Dass die Konservativen bei der Parlamentswahl am vergangenen Donnerstag mit 43,6 Prozent Wähleranteil 56 Prozent der Sitze im Parlament errangen, bezeichneten Kritiker des Wahlsystems als Skandal. "Wegen unseres undemokratischen Systems sind die wahren Verlierer die Wähler", meinte Klina Jordan, Co-Vorsitzende der Organisation "Make Votes Matter" (etwa: Wählerstimmen sollen zählen). Das Ergebnis kommt zustande, weil in jedem Wahlkreis der Kandidat mit den meisten Stimmen gewinnt und alle Stimmen für andere unter den Tisch fallen. Viele Briten setzen sich für ein Verhältniswahlrecht wie etwa in Deutschland ein, wo die Parteienstärke im Parlament in etwa dem prozentualen Stimmanteil bei der Wahl entspricht.

Die Konservativen legten etwa 1,2 Prozent beim Stimmanteil zu, Labour verlor 7,9 Punkte auf 32,1 Prozent. Johnsons Partei kommt auf 365 der 650 Sitze, Labour auf 203 Sitze. Labour-Chef Corbyn räumte in der Zeitung "Observer" ein, dass er einen Teil der Verantwortung trage. Der 70-Jährige beharrte aber darauf, dass die Partei auf die drängendsten Fragen die richtigen Antworten habe. Darauf sei er stolz. "Das zeigt, dass er nicht gewillt ist zu verstehen, warum wir so eine katastrophale Niederlage erlitten haben", twitterte die prominente Labour-Politikerin Harriet Harman. "Er sollte zurücktreten." Auch andere Labour-Politiker drängten Corbyn zu gehen. Der Parteichef will bis zum Frühjahr im Amt bleiben. Die Abgeordnete Lisa Nandy (40) erklärte in einer BBC-Polit-Talkshow am Sonntag ihre Bereitschaft zur Nachfolge.
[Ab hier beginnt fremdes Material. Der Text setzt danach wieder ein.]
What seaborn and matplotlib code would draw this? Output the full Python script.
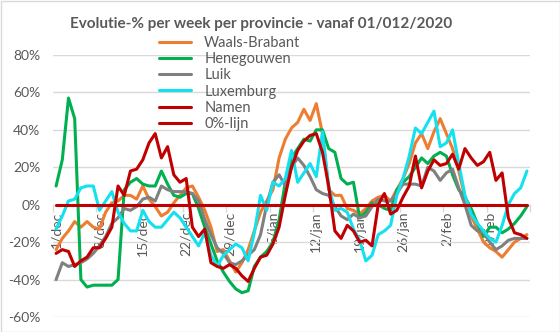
import matplotlib
matplotlib.use("Agg")
import matplotlib.pyplot as plt
import matplotlib.ticker as mticker
from matplotlib.lines import Line2D
from matplotlib.patches import Rectangle
import pandas as pd
import seaborn as sns

# Daily evolution (%) per week, starting 1 December 2020
dagen = list(range(77))

waals_brabant = [
    -24, -18, -14, -9, -12, -9, -12, -13, -4, 1,
    2, 5, 5, 3, 10, 3, -1, -6, -4, 1,
    5, 9, 10, 4, -3, -12, -25, -24, -30, -36,
    -31, -24, -14, -4, 2, 8, 25, 35, 41, 44,
    51, 45, 54, 38, 8, 5, 5, -2, -3, -5,
    -2, 2, 4, 5, 2, 8, 14, 22, 33, 38,
    30, 39, 46, 38, 30, 18, 4, -6, -13, -20,
    -23, -25, -28, -24, -20, -18, -16]

henegouwen = [
    10, 24, 57, 46, -40, -44, -43, -43, -43, -43,
    -40, 8, 12, 14, 11, 10, 10, 18, 11, 5,
    4, 6, 6, -2, -12, -21, -30, -36, -41, -45,
    -47, -46, -33, -28, -25, -20, -8, 12, 25, 30,
    35, 34, 40, 40, 30, 28, 14, 11, 12, -7,
    -4, 1, 0, -2, -3, 8, 12, 15, 20, 25,
    22, 26, 28, 26, 16, 8, 4, -2, -10, -17,
    -12, -12, -15, -13, -10, -6, -1]

luik = [
    -40, -31, -33, -32, -31, -29, -26, -22, -17, -10,
    -7, -2, -3, -1, 3, 4, 2, 10, 8, 7,
    7, 7, 6, 2, -8, -16, -23, -26, -31, -32,
    -30, -27, -24, -16, 0, 12, 16, 10, 20, 25,
    21, 15, 8, 6, 5, -1, -6, -8, -5, -7,
    -6, -1, 3, 2, 2, 6, 11, 11, 11, 10,
    20, 18, 13, 17, 19, 9, 0, -11, -14, -15,
    -20, -24, -22, -19, -18, -18, -18]

luxemburg = [
    -13, -6, 2, 3, 9, 10, 10, -3, 2, 7,
    -4, -10, -14, -14, -3, -9, -12, -12, -8, -4,
    -7, -12, -17, -22, -15, -27, -33, -27, -24, -21,
    -23, -30, -15, 5, -3, 12, 10, 14, 29, 12,
    17, 22, 15, 39, 10, -3, -2, -4, -13, -19,
    -30, -27, -16, -14, -11, 5, 14, 26, 41, 38,
    44, 50, 31, 33, 40, 22, 5, -5, -10, -14,
    -18, -20, -11, 0, 6, 9, 18]

namen = [
    -26, -24, -25, -33, -30, -28, -23, -23, -18, -12,
    10, 5, 18, 19, 24, 33, 38, 25, 31, 16,
    12, 14, -12, -17, -13, -31, -33, -34, -32, -34,
    -38, -41, -34, -28, -27, -21, -12, 5, 20, 29,
    34, 37, 38, 28, 10, -14, -18, -11, -14, -20,
    -19, -22, 0, 6, -5, -3, 4, 10, 26, 9,
    18, 24, 21, 22, 27, 19, 30, 25, 21, 23,
    28, 13, 17, -7, -15, -16, -18]

nul_lijn = [0] * len(dagen)

reeksen = ["Waals-Brabant", "Henegouwen", "Luik", "Luxemburg", "Namen", "0%-lijn"]
kleuren = ["#ED7D31", "#00B050", "#808080", "#14E1F0", "#C00000", "#C00000"]

week_labels = ["1/dec", "8/dec", "15/dec", "22/dec", "29/dec", "5/jan",
               "12/jan", "19/jan", "26/jan", "2/feb", "9/feb"]

titel = "Evolutie-% per week per provincie - vanaf 01/012/2020"

waarden = [waals_brabant, henegouwen, luik, luxemburg, namen, nul_lijn]
df = pd.concat(
    [pd.DataFrame({"dag": dagen, "pct": v, "provincie": naam})
     for naam, v in zip(reeksen, waarden)],
    ignore_index=True)

sns.set_theme(style="white")
plt.rcParams["font.family"] = ["Lato", "DejaVu Sans"]
plt.rcParams["axes.unicode_minus"] = False

tekst = "#595959"
raster = "#D9D9D9"

fig = plt.figure(figsize=(5.6, 3.32), dpi=100)
ax = fig.add_axes([53 / 560, 1 - 317 / 332, 477 / 560, 262 / 332])

sns.lineplot(data=df, x="dag", y="pct", hue="provincie", hue_order=reeksen,
             palette=dict(zip(reeksen, kleuren)), linewidth=2.2,
             legend=False, ax=ax)

ax.set_xlim(-0.5, 76.5)
ax.set_ylim(-60, 80)
ax.set_yticks(range(-60, 81, 20))
ax.yaxis.set_major_formatter(mticker.PercentFormatter(decimals=0))
ax.yaxis.grid(True, color=raster, linewidth=1)
ax.xaxis.grid(False)
ax.set_axisbelow(True)

for s in ("left", "right", "top"):
    ax.spines[s].set_visible(False)
ax.spines["bottom"].set_position(("data", 0))
ax.spines["bottom"].set_color(raster)
ax.spines["bottom"].set_linewidth(1)
ax.spines["bottom"].set_zorder(0.5)

ax.set_xticks(dagen[::7])
ax.set_xticklabels(week_labels)
ax.set_xticks([d - 0.5 for d in range(0, 78, 7)], minor=True)
ax.tick_params(axis="x", which="major", length=0, pad=5, labelrotation=90,
               labelsize=10, labelcolor=tekst)
ax.tick_params(axis="x", which="minor", length=5, width=1, color=raster,
               direction="out", bottom=True)
ax.tick_params(axis="y", length=0, pad=9, labelsize=10, labelcolor=tekst)
ax.set_xlabel("")
ax.set_ylabel("")

handles = [Line2D([], [], color=c, linewidth=2.2) for c in kleuren]
fig.legend(handles, reeksen, loc="upper left",
           bbox_to_anchor=(159 / 560, 1 - 36 / 332), frameon=False,
           fontsize=10.5, labelcolor=tekst, handlelength=2.2,
           handletextpad=0.9, labelspacing=0.15, borderpad=0,
           borderaxespad=0)

fig.text(0.466, 1 - 24 / 332, titel, ha="center", va="center",
         fontsize=11, fontweight="bold", color=tekst)

fig.patches.append(Rectangle((0.5 / 560, 0.5 / 332), 1 - 1 / 560, 1 - 1 / 332,
                             transform=fig.transFigure, fill=False,
                             edgecolor=raster, linewidth=1))

fig.savefig("out.png", dpi=100)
Labour-Chef Corbyn räumte in der Zeitung "Observer" ein, dass er einen Teil der Verantwortung trage. Der 70-Jährige beharrte aber darauf, dass die Partei auf die drängendsten Fragen die richtigen Antworten habe. Darauf sei er stolz. "Das zeigt, dass er nicht gewillt ist zu verstehen, warum wir so eine katastrophale Niederlage erlitten haben", twitterte die prominente Labour-Politikerin Harriet Harman. "Er sollte zurücktreten." Auch andere Labour-Politiker drängten Corbyn zu gehen. Der Parteichef will bis zum Frühjahr im Amt bleiben. Die Abgeordnete Lisa Nandy (40) erklärte in einer BBC-Polit-Talkshow am Sonntag ihre Bereitschaft zur Nachfolge.
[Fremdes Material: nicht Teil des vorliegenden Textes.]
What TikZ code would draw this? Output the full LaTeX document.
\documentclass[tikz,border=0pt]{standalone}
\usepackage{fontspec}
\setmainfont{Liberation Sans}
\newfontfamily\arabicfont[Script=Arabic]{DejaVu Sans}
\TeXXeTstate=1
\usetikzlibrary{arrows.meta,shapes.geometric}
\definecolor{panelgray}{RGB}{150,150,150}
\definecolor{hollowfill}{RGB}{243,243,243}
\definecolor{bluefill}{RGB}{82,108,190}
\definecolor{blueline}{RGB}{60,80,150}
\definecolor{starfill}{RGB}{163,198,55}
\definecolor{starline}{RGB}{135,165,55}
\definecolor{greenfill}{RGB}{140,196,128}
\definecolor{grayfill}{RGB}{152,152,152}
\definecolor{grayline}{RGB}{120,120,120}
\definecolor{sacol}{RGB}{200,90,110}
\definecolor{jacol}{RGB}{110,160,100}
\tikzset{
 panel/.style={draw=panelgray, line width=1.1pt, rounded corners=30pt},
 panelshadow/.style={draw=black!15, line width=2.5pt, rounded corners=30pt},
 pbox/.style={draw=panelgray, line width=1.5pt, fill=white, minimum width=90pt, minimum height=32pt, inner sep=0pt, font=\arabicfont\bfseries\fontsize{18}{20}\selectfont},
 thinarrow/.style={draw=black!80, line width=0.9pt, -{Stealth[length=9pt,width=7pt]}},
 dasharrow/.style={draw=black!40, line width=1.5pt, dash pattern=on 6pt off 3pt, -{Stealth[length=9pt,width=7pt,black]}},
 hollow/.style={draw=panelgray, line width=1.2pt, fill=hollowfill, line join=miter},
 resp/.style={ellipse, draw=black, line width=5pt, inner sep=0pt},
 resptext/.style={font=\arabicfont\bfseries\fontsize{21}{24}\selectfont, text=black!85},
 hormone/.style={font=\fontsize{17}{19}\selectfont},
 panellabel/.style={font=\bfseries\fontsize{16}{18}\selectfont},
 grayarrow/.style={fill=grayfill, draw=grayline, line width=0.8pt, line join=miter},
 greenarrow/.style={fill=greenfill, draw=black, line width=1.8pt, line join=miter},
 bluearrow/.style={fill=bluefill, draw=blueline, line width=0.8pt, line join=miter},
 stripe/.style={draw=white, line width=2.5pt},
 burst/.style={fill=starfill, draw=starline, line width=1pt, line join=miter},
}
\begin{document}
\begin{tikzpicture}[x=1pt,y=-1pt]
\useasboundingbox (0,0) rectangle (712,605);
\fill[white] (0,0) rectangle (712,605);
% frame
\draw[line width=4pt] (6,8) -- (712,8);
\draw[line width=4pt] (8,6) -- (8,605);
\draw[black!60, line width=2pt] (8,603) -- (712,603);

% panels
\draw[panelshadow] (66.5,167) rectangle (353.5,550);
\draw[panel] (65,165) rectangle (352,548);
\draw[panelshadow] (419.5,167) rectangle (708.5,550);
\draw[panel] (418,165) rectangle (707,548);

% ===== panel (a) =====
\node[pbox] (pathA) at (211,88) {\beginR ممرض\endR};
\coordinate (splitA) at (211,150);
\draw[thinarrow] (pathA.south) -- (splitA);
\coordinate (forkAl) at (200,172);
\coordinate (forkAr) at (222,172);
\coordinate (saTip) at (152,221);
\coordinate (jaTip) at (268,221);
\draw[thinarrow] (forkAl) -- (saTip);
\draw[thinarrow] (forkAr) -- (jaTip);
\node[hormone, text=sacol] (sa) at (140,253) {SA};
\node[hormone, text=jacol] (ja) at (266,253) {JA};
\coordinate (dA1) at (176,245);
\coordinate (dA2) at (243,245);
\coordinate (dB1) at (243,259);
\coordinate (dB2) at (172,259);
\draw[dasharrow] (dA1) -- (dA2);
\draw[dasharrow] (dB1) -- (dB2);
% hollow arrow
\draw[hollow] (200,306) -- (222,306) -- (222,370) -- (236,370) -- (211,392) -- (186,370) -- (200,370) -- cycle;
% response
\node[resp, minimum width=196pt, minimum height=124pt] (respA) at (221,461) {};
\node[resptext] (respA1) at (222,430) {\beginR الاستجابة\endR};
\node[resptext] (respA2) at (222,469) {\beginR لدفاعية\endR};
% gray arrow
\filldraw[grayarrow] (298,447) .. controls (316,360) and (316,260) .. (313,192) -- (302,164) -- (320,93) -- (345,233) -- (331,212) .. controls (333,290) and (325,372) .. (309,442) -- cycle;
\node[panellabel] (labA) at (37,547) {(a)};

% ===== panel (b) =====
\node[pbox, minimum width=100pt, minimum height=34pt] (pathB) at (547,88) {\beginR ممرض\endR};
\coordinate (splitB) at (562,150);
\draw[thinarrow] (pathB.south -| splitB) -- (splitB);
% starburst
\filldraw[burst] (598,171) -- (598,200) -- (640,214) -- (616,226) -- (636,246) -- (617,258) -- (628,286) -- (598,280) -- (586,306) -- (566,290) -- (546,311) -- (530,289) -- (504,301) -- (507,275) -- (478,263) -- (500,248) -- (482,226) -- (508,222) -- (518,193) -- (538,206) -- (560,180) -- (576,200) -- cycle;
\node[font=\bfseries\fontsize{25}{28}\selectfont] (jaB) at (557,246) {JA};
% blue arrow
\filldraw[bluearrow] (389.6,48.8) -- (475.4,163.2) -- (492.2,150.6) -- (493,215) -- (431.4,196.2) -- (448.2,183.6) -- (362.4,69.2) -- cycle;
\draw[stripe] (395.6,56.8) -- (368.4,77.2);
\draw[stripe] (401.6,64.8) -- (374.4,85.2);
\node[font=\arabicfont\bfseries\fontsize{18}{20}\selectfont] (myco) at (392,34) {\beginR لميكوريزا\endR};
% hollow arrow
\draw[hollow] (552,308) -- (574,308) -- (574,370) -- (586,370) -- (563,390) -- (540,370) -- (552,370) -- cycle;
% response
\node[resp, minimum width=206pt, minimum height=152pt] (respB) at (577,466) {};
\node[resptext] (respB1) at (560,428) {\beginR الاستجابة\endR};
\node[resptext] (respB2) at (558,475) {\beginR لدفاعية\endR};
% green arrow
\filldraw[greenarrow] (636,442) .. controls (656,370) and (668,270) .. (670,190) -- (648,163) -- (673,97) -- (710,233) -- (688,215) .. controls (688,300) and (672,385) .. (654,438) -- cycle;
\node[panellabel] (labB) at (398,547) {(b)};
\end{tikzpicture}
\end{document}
Johnson warb am Wochenende bei einstigen Labour-Anhängern im Nordosten Großbritanniens um Vertrauen. Er bedankte sich bei einem Besuch früherer Labour-Hochburgen bei den Wählern für ihre Unterstützung bei der Parlamentswahl und kündigte an, seine Wahlversprechen einzuhalten. Er könne sich vorstellen, wie schwer es den früheren Labour-Wählern gefallen sei, ihr Kreuz diesmal bei den Konservativen zu machen, sagte Johnson am Samstag bei einem Besuch in Sedgefield, dem früheren Wahlkreis von Labour-Politiker und Ex-Regierungschef Tony Blair. "Ich möchte, dass die Menschen im Nordosten wissen, dass die Konservative Partei und ich ihrem Vertrauen gerecht werden", fügte der Regierungschef hinzu.
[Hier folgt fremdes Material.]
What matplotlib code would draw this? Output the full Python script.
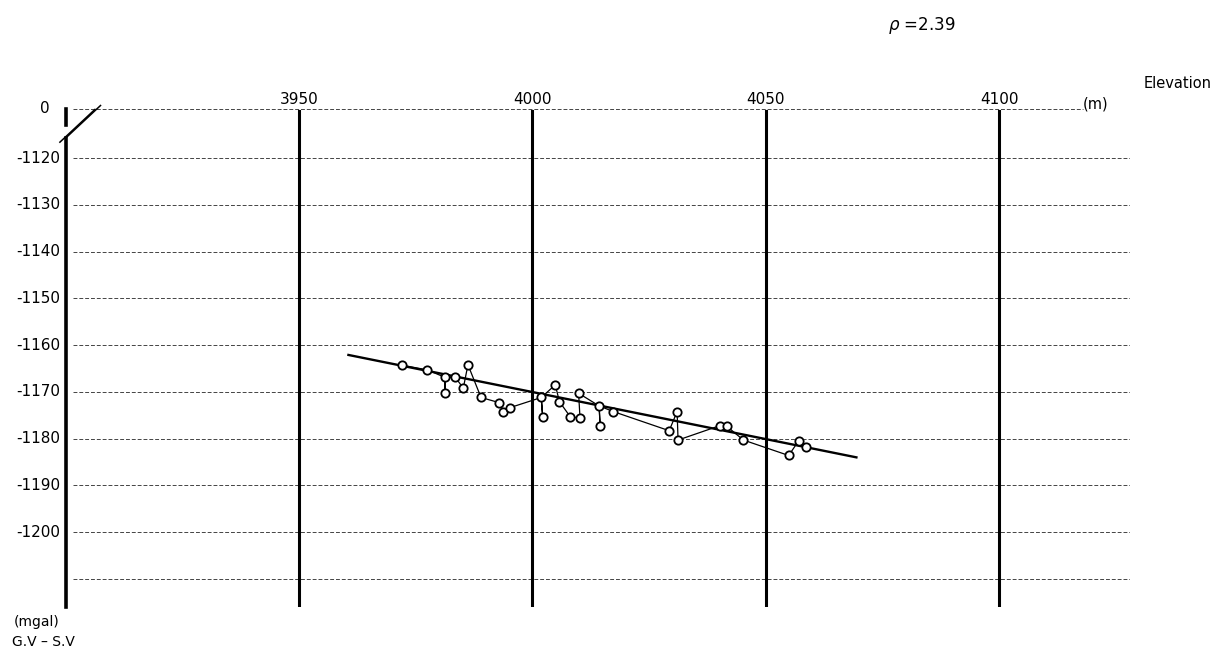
import matplotlib
matplotlib.use("Agg")
import matplotlib.pyplot as plt

# Gravity value minus standard value vs elevation (rho = 2.39)
elev = [3972.1, 3977.5, 3981.3, 3981.3, 3983.5, 3985.2, 3986.2, 3989.0, 3992.9,
        3993.8, 3995.1, 4001.9, 4002.2, 4004.9, 4005.8, 4008.1, 4009.9, 4010.2,
        4014.3, 4014.5, 4017.3, 4029.3, 4031.0, 4031.2, 4040.2, 4041.7, 4045.2,
        4054.9, 4057.0, 4058.6]
gv_sv = [-1164.3, -1165.3, -1166.9, -1170.3, -1166.9, -1169.2, -1164.2, -1171.2,
         -1172.3, -1174.2, -1173.4, -1171.2, -1175.3, -1168.5, -1172.1, -1175.3,
         -1170.3, -1175.6, -1173.0, -1177.3, -1174.2, -1178.3, -1174.2, -1180.3,
         -1177.2, -1177.4, -1180.3, -1183.6, -1180.5, -1181.7]
# order in which the stations are joined by the thin line (1-based)
path = [1, 2, 3, 4, 3, 5, 6, 7, 8, 9, 10, 11, 12, 13, 12, 14, 15, 16, 18, 17,
        19, 20, 19, 21, 22, 23, 24, 25, 26, 27, 28, 29, 30]

# fitted line end points
fit_x = [3960.6, 4069.4]
fit_y = [-1162.1, -1184.0]

y_ticks = [-1120, -1130, -1140, -1150, -1160, -1170, -1180, -1190, -1200]
y_grid = [-1120, -1130, -1140, -1150, -1160, -1170, -1180, -1190, -1200, -1210]
x_ticks = [3950, 4000, 4050, 4100]
zero_pos = -1109.4   # where the broken "0" line sits

fig = plt.figure(figsize=(12.16, 6.65), dpi=100)
ax = fig.add_axes([65.5 / 1216, 1 - 607 / 665, (1130 - 65.5) / 1216, (607 - 108.5) / 665])
ax.set_xlim(3900, 4128)
ax.set_ylim(-1216.0, zero_pos)
ax.axis("off")

# horizontal dashed grid
for g in y_grid:
    ax.plot([3901.5, 4128], [g, g], color="#444444", lw=0.7,
            dashes=(4, 2), solid_capstyle="butt")
# zero line (stops at the unit label)
ax.plot([3901.5, 4118], [zero_pos, zero_pos], color="#444444", lw=0.7, dashes=(4, 2))

# thick vertical lines
for xt in x_ticks:
    ax.plot([xt, xt], [-1216.0, zero_pos - 0.6], color="black", lw=2.2)
    ax.text(xt, zero_pos + 0.3, str(xt), ha="center", va="bottom", fontsize=11)

# left axis with break
ax.plot([3900, 3900], [-1216.0, -1115.7], color="black", lw=2.6, clip_on=False)
ax.plot([3900, 3900], [-1112.9, zero_pos], color="black", lw=2.6, clip_on=False)
for dx in (0.0, 1.2):
    ax.plot([3898.8 + dx, 3906.3 + dx], [-1116.6 + dx * 0.7, -1109.6 + dx * 0.7],
            color="black", lw=1.1, clip_on=False)

for t in y_ticks:
    ax.text(3898.8, t, str(t), ha="right", va="center", fontsize=11)
ax.text(3896.5, zero_pos, "0", ha="right", va="center", fontsize=11)

# data
ax.plot(fit_x, fit_y, color="black", lw=1.7, zorder=3)
px = [elev[i - 1] for i in path]
py = [gv_sv[i - 1] for i in path]
ax.plot(px, py, color="black", lw=0.9, zorder=3)
ax.plot(elev, gv_sv, linestyle="none", marker="o", markersize=6,
        markerfacecolor="white", markeredgecolor="black", markeredgewidth=1.3, zorder=4)

# annotations
fig.text(1212 / 1216, 1 - 84 / 665, "Elevation", ha="right", va="center", fontsize=10.5)
fig.text(1083 / 1216, 1 - 104 / 665, "(m)", ha="left", va="center", fontsize=10.5)
fig.text(888 / 1216, 1 - 26 / 665, "$\\rho$ =2.39", ha="left", va="center", fontsize=12)
fig.text(14 / 1216, 1 - 622 / 665, "(mgal)", ha="left", va="center", fontsize=10)
fig.text(12 / 1216, 1 - 642 / 665, "G.V – S.V", ha="left", va="center", fontsize=10)

fig.savefig("out.png", dpi=100)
Sobald die erste Phase des Brexit abgeschlossen sei, werde der Hauptfokus seiner Regierung auf sozialen Themen liegen, die den Labour-Wählern wichtig seien, stellte Johnson in Aussicht. "Es wird darum gehen, den Brexit durchzubringen, aber auch die Versprechen in Bezug auf den Nationalen Gesundheitsdienst NHS, Bildung, sichere Straßen, bessere Krankenhäuser und eine bessere Zukunft für unser Land zu halten", sagte der Premierminister. Er verkündete, die Briten würden ihr "nationales Selbstvertrauen" zurückgewinnen.